### Supplied data:

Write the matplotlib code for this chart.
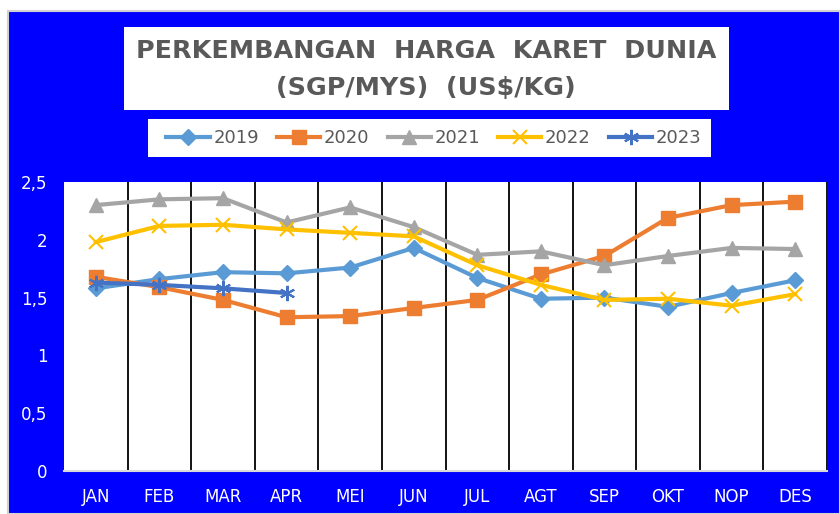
import numpy as np
import matplotlib
matplotlib.use('Agg')
from matplotlib import pyplot as plt
from matplotlib.patches import Rectangle

# Data (US$/kg)
months = ['JAN', 'FEB', 'MAR', 'APR', 'MEI', 'JUN', 'JUL', 'AGT', 'SEP', 'OKT', 'NOP', 'DES']
y2019 = [1.58, 1.66, 1.72, 1.71, 1.76, 1.93, 1.67, 1.49, 1.50, 1.42, 1.54, 1.65]
y2020 = [1.68, 1.59, 1.48, 1.33, 1.34, 1.41, 1.48, 1.70, 1.86, 2.19, 2.30, 2.33]
y2021 = [2.30, 2.35, 2.36, 2.15, 2.28, 2.11, 1.87, 1.90, 1.78, 1.86, 1.93, 1.92]
y2022 = [1.98, 2.12, 2.13, 2.09, 2.06, 2.03, 1.78, 1.61, 1.48, 1.49, 1.43, 1.53]
y2023 = [1.63, 1.61, 1.58, 1.54]
yticks = [0, 0.5, 1, 1.5, 2, 2.5]
ytick_labels = ['0', '0,5', '1', '1,5', '2', '2,5']

W, H = 840, 514
fig = plt.figure(figsize=(W / 100, H / 100), dpi=100, facecolor='white')

# blue chart background
fig.patches.append(Rectangle((8 / W, 0), (W - 8) / W, (H - 11) / H, transform=fig.transFigure,
                             facecolor='#0000FF', edgecolor='#D0D0D0', linewidth=1.5, zorder=-2))
# title box
fig.patches.append(Rectangle((124 / W, 1 - 110 / H), 605 / W, 83 / H, transform=fig.transFigure,
                             facecolor='white', edgecolor='none', zorder=-1))
# legend box
fig.patches.append(Rectangle((148 / W, 1 - 157 / H), 563 / W, 38 / H, transform=fig.transFigure,
                             facecolor='white', edgecolor='none', zorder=-1))

fig.text(426 / W, 1 - 51 / H, 'PERKEMBANGAN  HARGA  KARET  DUNIA', ha='center', va='center',
         fontsize=18.3, fontweight='bold', color='#595959')
fig.text(426 / W, 1 - 88 / H, '(SGP/MYS)  (US$/KG)', ha='center', va='center',
         fontsize=18.3, fontweight='bold', color='#595959')

ax = fig.add_axes([64 / W, 43 / H, 763 / W, 289 / H])
ax.set_zorder(3)
ax.set_facecolor('white')
x = np.arange(len(months))

ax.plot(x, y2019, color='#5B9BD5', lw=3, marker='D', ms=8, label='2019', zorder=3)
ax.plot(x, y2020, color='#ED7D31', lw=3, marker='s', ms=10, label='2020', zorder=3)
ax.plot(x, y2021, color='#A5A5A5', lw=3, marker='^', ms=10, label='2021', zorder=3)
ax.plot(x, y2022, color='#FFC000', lw=3, marker='x', ms=10, mew=1.5, label='2022', zorder=3)
ax.plot(x[:len(y2023)], y2023, color='#4472C4', lw=3, marker=(6, 2, 0), ms=11, mew=1.5,
        label='2023', zorder=3)

ax.set_xlim(-0.5, 11.5)
ax.set_ylim(0, 2.5)
ax.set_xticks(x)
ax.set_xticklabels(months)
ax.set_xticks(np.arange(0.5, 12, 1), minor=True)
ax.grid(True, which='minor', axis='x', color='black', lw=1.3)
ax.set_yticks(yticks)
ax.set_yticklabels(ytick_labels)
ax.tick_params(axis='both', which='both', length=0, colors='white', labelsize=12)
ax.tick_params(axis='x', pad=12)
ax.tick_params(axis='y', pad=12)
for s in ['top', 'left', 'right']:
    ax.spines[s].set_visible(False)
ax.spines['bottom'].set_color('#D9D9D9')
ax.spines['bottom'].set_linewidth(1.5)

fig.legend(loc='center', bbox_to_anchor=(434 / W, 1 - 138 / H), ncol=5, frameon=False,
           fontsize=13, handlelength=2.4, columnspacing=1.0, handletextpad=0.2,
           labelcolor='#595959')

fig.savefig('out.png', dpi=100, facecolor='white')
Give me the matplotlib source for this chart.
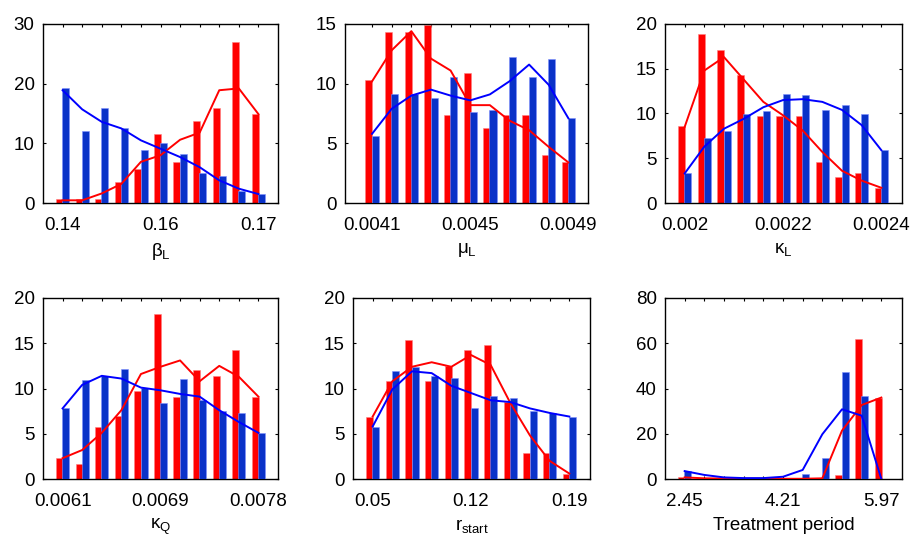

### Exercise:
Exact duplication of all the records is required; pictures are omitted from the copy.

### Completed task:
Write the matplotlib code for this chart.
import numpy as np
import matplotlib
matplotlib.use('Agg')
from matplotlib import pyplot as plt
from matplotlib.patches import Rectangle

# Data (US$/kg)
months = ['JAN', 'FEB', 'MAR', 'APR', 'MEI', 'JUN', 'JUL', 'AGT', 'SEP', 'OKT', 'NOP', 'DES']
y2019 = [1.58, 1.66, 1.72, 1.71, 1.76, 1.93, 1.67, 1.49, 1.50, 1.42, 1.54, 1.65]
y2020 = [1.68, 1.59, 1.48, 1.33, 1.34, 1.41, 1.48, 1.70, 1.86, 2.19, 2.30, 2.33]
y2021 = [2.30, 2.35, 2.36, 2.15, 2.28, 2.11, 1.87, 1.90, 1.78, 1.86, 1.93, 1.92]
y2022 = [1.98, 2.12, 2.13, 2.09, 2.06, 2.03, 1.78, 1.61, 1.48, 1.49, 1.43, 1.53]
y2023 = [1.63, 1.61, 1.58, 1.54]
yticks = [0, 0.5, 1, 1.5, 2, 2.5]
ytick_labels = ['0', '0,5', '1', '1,5', '2', '2,5']

W, H = 840, 514
fig = plt.figure(figsize=(W / 100, H / 100), dpi=100, facecolor='white')

# blue chart background
fig.patches.append(Rectangle((8 / W, 0), (W - 8) / W, (H - 11) / H, transform=fig.transFigure,
                             facecolor='#0000FF', edgecolor='#D0D0D0', linewidth=1.5, zorder=-2))
# title box
fig.patches.append(Rectangle((124 / W, 1 - 110 / H), 605 / W, 83 / H, transform=fig.transFigure,
                             facecolor='white', edgecolor='none', zorder=-1))
# legend box
fig.patches.append(Rectangle((148 / W, 1 - 157 / H), 563 / W, 38 / H, transform=fig.transFigure,
                             facecolor='white', edgecolor='none', zorder=-1))

fig.text(426 / W, 1 - 51 / H, 'PERKEMBANGAN  HARGA  KARET  DUNIA', ha='center', va='center',
         fontsize=18.3, fontweight='bold', color='#595959')
fig.text(426 / W, 1 - 88 / H, '(SGP/MYS)  (US$/KG)', ha='center', va='center',
         fontsize=18.3, fontweight='bold', color='#595959')

ax = fig.add_axes([64 / W, 43 / H, 763 / W, 289 / H])
ax.set_zorder(3)
ax.set_facecolor('white')
x = np.arange(len(months))

ax.plot(x, y2019, color='#5B9BD5', lw=3, marker='D', ms=8, label='2019', zorder=3)
ax.plot(x, y2020, color='#ED7D31', lw=3, marker='s', ms=10, label='2020', zorder=3)
ax.plot(x, y2021, color='#A5A5A5', lw=3, marker='^', ms=10, label='2021', zorder=3)
ax.plot(x, y2022, color='#FFC000', lw=3, marker='x', ms=10, mew=1.5, label='2022', zorder=3)
ax.plot(x[:len(y2023)], y2023, color='#4472C4', lw=3, marker=(6, 2, 0), ms=11, mew=1.5,
        label='2023', zorder=3)

ax.set_xlim(-0.5, 11.5)
ax.set_ylim(0, 2.5)
ax.set_xticks(x)
ax.set_xticklabels(months)
ax.set_xticks(np.arange(0.5, 12, 1), minor=True)
ax.grid(True, which='minor', axis='x', color='black', lw=1.3)
ax.set_yticks(yticks)
ax.set_yticklabels(ytick_labels)
ax.tick_params(axis='both', which='both', length=0, colors='white', labelsize=12)
ax.tick_params(axis='x', pad=12)
ax.tick_params(axis='y', pad=12)
for s in ['top', 'left', 'right']:
    ax.spines[s].set_visible(False)
ax.spines['bottom'].set_color('#D9D9D9')
ax.spines['bottom'].set_linewidth(1.5)

fig.legend(loc='center', bbox_to_anchor=(434 / W, 1 - 138 / H), ncol=5, frameon=False,
           fontsize=13, handlelength=2.4, columnspacing=1.0, handletextpad=0.2,
           labelcolor='#595959')

fig.savefig('out.png', dpi=100, facecolor='white')
Give me the matplotlib source for this chart.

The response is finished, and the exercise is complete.